インフラを触り始めるようになった当時は、Google Cloud だけでなく、Cloudflare も触れるとは思いもせず、把握に時間を要した記憶があります。しかし、メンバーと一緒に新しい情報をキャッチアップしながら、試してみることができたことは非常に良い経験だったと思います。

また、イベントでのライトニングトークにもCloudflareをテーマに参加させていただきました。当時のCTOからお声がけいただき、緊張しながらも登壇させていただきました。

Serverless Framework による ETL 基盤の開発

事業成長に伴い、多様なフォーマットのデータ分析が必要となりました。当初は人手によって整形しながら運用しており、ExcelやSpreadsheetに登録しているデータ数が多く、処理しきれずにフリーズしてしまうといったことを耳にしました。

事業に必要なデータを分析できる状態にしようと、毎年いくつかのプロジェクトが進行しており、そういった中で ETL(Extract/Transform/Load)の考え方を意識してアプリケーションを開発していました。

  • Extract(抽出): 特定フォーマットの Excel が S3 にアップロードされると、それをトリガーに Lambda が起動。シートから必要なデータを抽出し、中間ファイルとして別バケットへ保存

  • Transform(変換): 中間ファイルの生成をトリガーに、別の Lambda が起動。分析に適した形式へデータ変換・保存

  • Load(ロード): 最終成果物のアップロード、またはスケジュール実行をトリガーに、データウェアハウスへデータをロード

1つのAWS Lambdaのハンドラーがシンプルになり、読みやすく、エラーが発生した際にはそれぞれの成果物を確認して問題を切り分けるといったことができ、データフローとしては運用に乗れていたと感じております。

Serverless Framework自体も便利なプラグインがあり、Serverless Prune Plugin や Serverless Offline, serverless-s3-localなどのプラグインを導入し、ローカルでの開発環境を整えていました。

Salesforce の開発・運用

お客さまの情報を管理するにあたって、顧客管理システムを構築することを検討していました。いくつかの要望・要件を整理し、Salesforceの導入に至りました。

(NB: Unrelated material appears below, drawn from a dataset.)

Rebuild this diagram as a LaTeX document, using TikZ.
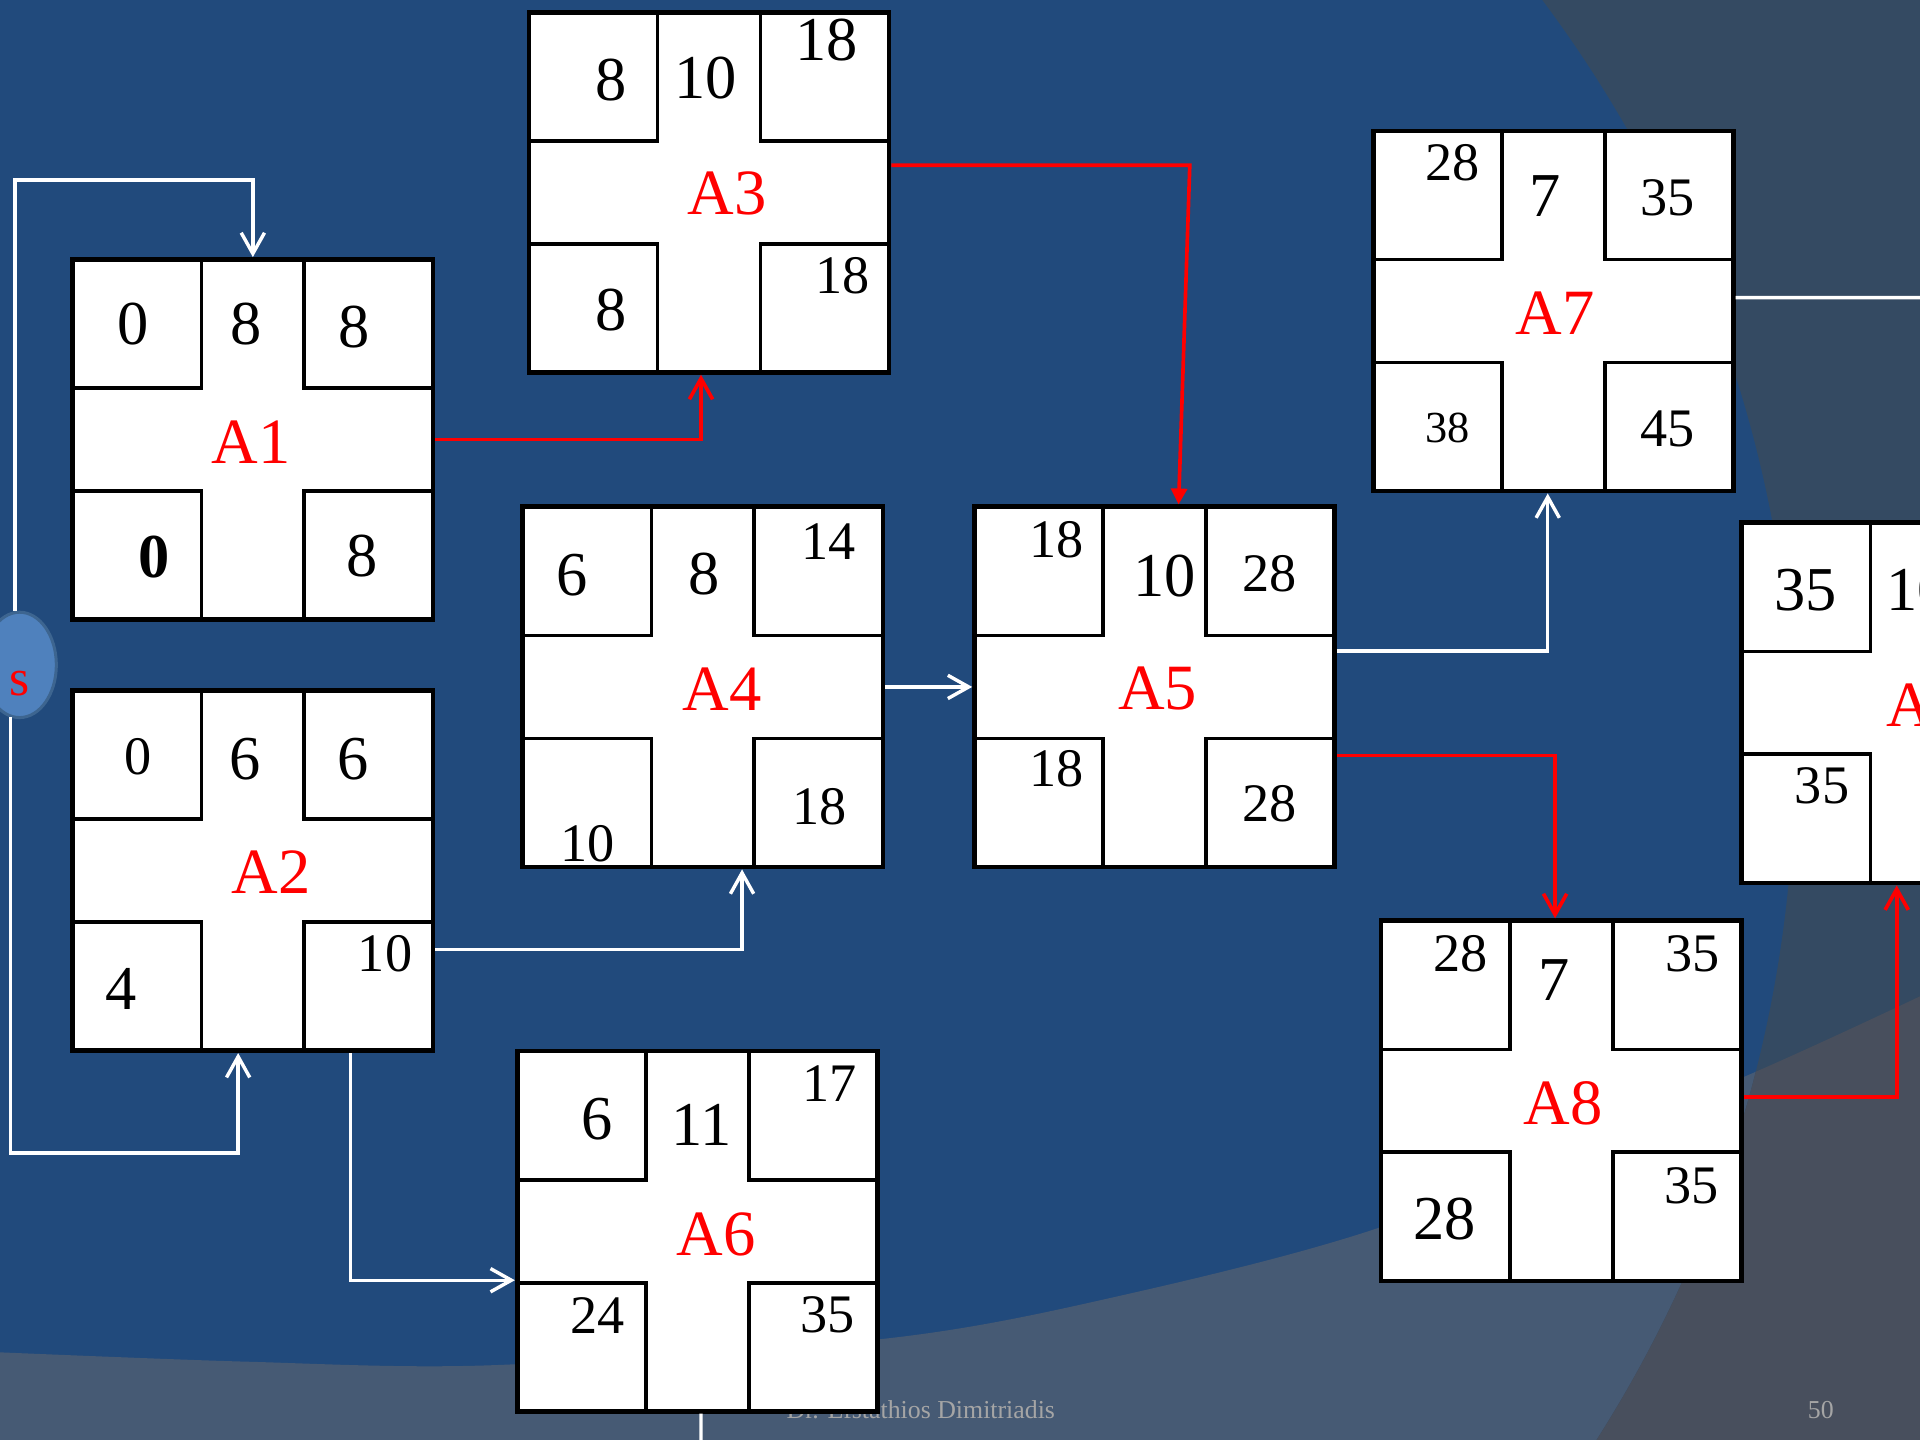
\documentclass[tikz,border=0pt]{standalone}
\usepackage{fontspec}
\setmainfont{Liberation Serif}
\usetikzlibrary{arrows.meta,shapes.geometric}

\definecolor{slideblue}{HTML}{214A7C}
\definecolor{slidegray}{HTML}{344A62}
\definecolor{slideband}{HTML}{465A74}
\definecolor{slidecorner}{HTML}{484F5D}
\definecolor{startfill}{HTML}{4F81BD}
\definecolor{startedge}{HTML}{3D6590}
\definecolor{footgray}{HTML}{A5A5A5}

% lower edge of the blue area
\newcommand{\bandedge}{plot[smooth] coordinates {(-10,1104) (200,1112) (400,1115) (716,1094) (898,1062) (1134,1000) (1423,880) (1580,808)}}

\begin{document}
\begin{tikzpicture}[
  x=0.01cm,y=-0.01cm,
  actbox/.style={draw, line width=1.1pt, fill=white, minimum width=2.94cm, minimum height=2.94cm, inner sep=0pt,
    path picture={
      \draw[line width=0.85pt]
        ([yshift=-1.05cm]path picture bounding box.north west) -| ([xshift=1.05cm]path picture bounding box.north west)
        ([yshift=-1.05cm]path picture bounding box.north east) -| ([xshift=-1.05cm]path picture bounding box.north east)
        ([yshift=1.05cm]path picture bounding box.south west) -| ([xshift=1.05cm]path picture bounding box.south west)
        ([yshift=1.05cm]path picture bounding box.south east) -| ([xshift=-1.05cm]path picture bounding box.south east);
    }},
  act/.style={text=red, font=\fontsize{15}{15}\selectfont, inner sep=0pt},
  numL/.style={font=\fontsize{14.5}{15}\selectfont, inner sep=0pt},
  numM/.style={font=\fontsize{12.6}{13}\selectfont, inner sep=0pt},
  numS/.style={font=\fontsize{10.3}{11}\selectfont, inner sep=0pt},
  startnode/.style={ellipse, draw=startedge, line width=0.7pt, fill=startfill, minimum width=0.6cm, minimum height=0.86cm, inner sep=0pt},
  foot/.style={text=footgray, font=\fontsize{6}{7}\selectfont, inner sep=0pt},
  wire/.style={draw=white, line width=0.8pt},
  crit/.style={draw=red, line width=0.85pt},
  barb/.style={-{Straight Barb[length=1.7mm,width=1.9mm]}}
]
\useasboundingbox (0,0) rectangle (1568,1176);
\clip (0,0) rectangle (1568,1176);

% slide background
\fill[slideblue] (0,0) rectangle (1568,1176);
\fill[slideband] \bandedge -- (1580,1190) -- (-10,1190) -- cycle;
\fill[slidegray, even odd rule] (-10,-10) rectangle (1580,1190) (430,620) circle[radius=10.35cm];
\begin{scope}
  \clip \bandedge -- (1580,1190) -- (-10,1190) -- cycle;
  \fill[slidecorner, even odd rule] (-10,-10) rectangle (1580,1190) (430,620) circle[radius=10.35cm];
\end{scope}
\node[foot] (author) at (752,1151) {Dr. Efstathios Dimitriadis};
\node[foot] (pageno) at (1487,1151.5) {50};

% activity boxes
\node[actbox] (a1) at (206.5,359) {};
\node[actbox] (a2) at (206.5,711) {};
\node[actbox] (a3) at (579,157) {};
\node[actbox] (a4) at (574,561) {};
\node[actbox] (a5) at (943,561) {};
\node[actbox] (a6) at (569.5,1005.5) {};
\node[actbox] (a7) at (1268.5,254) {};
\node[actbox] (a8) at (1275,899) {};
\node[actbox] (a9) at (1569.5,574) {};
\node[startnode] (s) at (16,543) {};
\node[text=red, font=\fontsize{12}{12}\selectfont, inner sep=0pt] (slbl) at (16,558) {s};

\node[act] (a1l) at (205,361.5) {A1};
\node[act] (a2l) at (221.5,712.5) {A2};
\node[act] (a3l) at (594,158) {A3};
\node[act] (a4l) at (590,563) {A4};
\node[act] (a5l) at (945.5,562.5) {A5};
\node[act] (a6l) at (585,1008) {A6};
\node[act] (a7l) at (1270,256) {A7};
\node[act] (a8l) at (1276.5,901) {A8};
\node[act] (a9l) at (1573,576) {A9};

% early start, duration, early finish, late start, late finish
\node[numL] (a1es) at (109,265) {0};
\node[numL] (a1d) at (201,265) {8};
\node[numL] (a1ef) at (289,267) {8};
\node[numL, font=\fontsize{14.5}{15}\selectfont\bfseries] (a1ls) at (126,455) {0};
\node[numL] (a1lf) at (296,454) {8};

\node[numM] (a2es) at (112.5,618) {0};
\node[numL] (a2d) at (200.5,620) {6};
\node[numL] (a2ef) at (288.5,620) {6};
\node[numL] (a2ls) at (98.5,808) {4};
\node[numM] (a2lf) at (314.5,779) {10};

\node[numL] (a3es) at (499,65) {8};
\node[numL] (a3d) at (576,64) {10};
\node[numL] (a3ef) at (675,33) {18};
\node[numL] (a3ls) at (499,253) {8};
\node[numM] (a3lf) at (688,225) {18};

\node[numL] (a4es) at (467,470) {6};
\node[numL] (a4d) at (575,469) {8};
\node[numM] (a4ef) at (677,442.5) {14};
\node[numM] (a4ls) at (480,689) {10};
\node[numM] (a4lf) at (669.5,658.5) {18};

\node[numM] (a5es) at (863,440.5) {18};
\node[numL] (a5d) at (951,470.5) {10};
\node[numM] (a5ef) at (1037,468.5) {28};
\node[numM] (a5ls) at (863,628) {18};
\node[numM] (a5lf) at (1036.5,656) {28};

\node[numL] (a6es) at (488,914) {6};
\node[numL] (a6d) at (573,919) {11};
\node[numM] (a6ef) at (677.5,885) {17};
\node[numM] (a6ls) at (488,1074) {24};
\node[numM] (a6lf) at (676,1074) {35};

\node[numM] (a7es) at (1186.5,133) {28};
\node[numL] (a7d) at (1261.5,160) {7};
\node[numM] (a7ef) at (1362,161.5) {35};
\node[numS] (a7ls) at (1182.5,349.5) {38};
\node[numM] (a7lf) at (1361.5,350) {45};

\node[numM] (a8es) at (1192.5,779) {28};
\node[numL] (a8d) at (1269.5,800) {7};
\node[numM] (a8ef) at (1382,779) {35};
\node[numL] (a8ls) at (1180,995.5) {28};
\node[numM] (a8lf) at (1381.5,968) {35};

\node[numL] (a9es) at (1474.5,482) {35};
\node[numL] (a9d) at (1566,482) {10};
\node[numM] (a9ls) at (1488,642) {35};

% links
\coordinate (a7out) at (1580,243);
\coordinate (a6out) at (572.5,1190);
\draw[wire,barb] (s.95) |- ([yshift=0.63cm]a1.north) -- (a1.north);
\draw[wire,barb] (s.-100) |- ([shift={(-0.12cm,-0.815cm)}]a2.south) -- ([xshift=-0.12cm]a2.south);
\draw[crit,barb] (a1.east) -| ([xshift=-0.065cm]a3.south);
\draw[crit,-{Triangle[length=1.3mm,width=1.3mm]}] ([yshift=0.22cm]a3.east) -- ++(2.435cm,0) -- ([xshift=0.195cm]a5.north);
\draw[wire,barb] ([yshift=-0.645cm]a2.east) -| ([xshift=0.32cm]a4.south);
\draw[wire,barb] ([xshift=0.795cm]a2.south) |- ([yshift=-0.40cm]a6.west);
\draw[wire,barb] (a4.east) -- (a5.west);
\draw[wire,barb] ([yshift=0.295cm]a5.east) -| ([xshift=-0.045cm]a7.south);
\draw[crit,barb] ([yshift=-0.56cm]a5.east) -| ([xshift=-0.05cm]a8.north);
\draw[crit,barb] ([yshift=0.03cm]a8.east) -| ([xshift=-0.205cm]a9.south);
\draw[wire] ([yshift=0.11cm]a7.east) -- (a7out);
\draw[wire] ([xshift=0.03cm]a6.south) -- (a6out);
\end{tikzpicture}
\end{document}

私たちはいわゆるWebエンジニアであり、Salesforce の開発や運用はゼロから覚えていきました。

導入初期は、ビジネスサイドのユースケースを汲み取りきれず、苦労した時期もありました。私はSalesforceが導入されてから約1年半後のタイミングで開発・運用に参加させていただきました。リードやアカウントといった単語が何を意味しているかも理解していない状態からスタートしたことを今でも覚えております。

Salesforceを約3年間学んだタイミングで、ロック解除済みパッケージを用いた業務システムの開発に従事することとなりました。ある程度慣れ親しんだタイミングであったからこそ、ロック解除済みパッケージで開発することに踏み切ることができたり、スクラッチ組織での開発環境構築、CI/CDでのデプロイ等ができたのだと感じております。

おわりに

2019年から2025年にかけての歩みを振り返ると、常に「変化する事業課題」に対して「最適な技術」をぶつけていく挑戦の連続でした。

新卒でこの環境に飛び込み、Cloud Run、Cloudflare、Serverless Framework、Salesforceといった多岐にわたる技術スタックに触れさせていただけたことに深く感謝しています。この6年間の経験を糧に、これからも技術の研鑽を積み、より良い価値を創造していきたいと思います。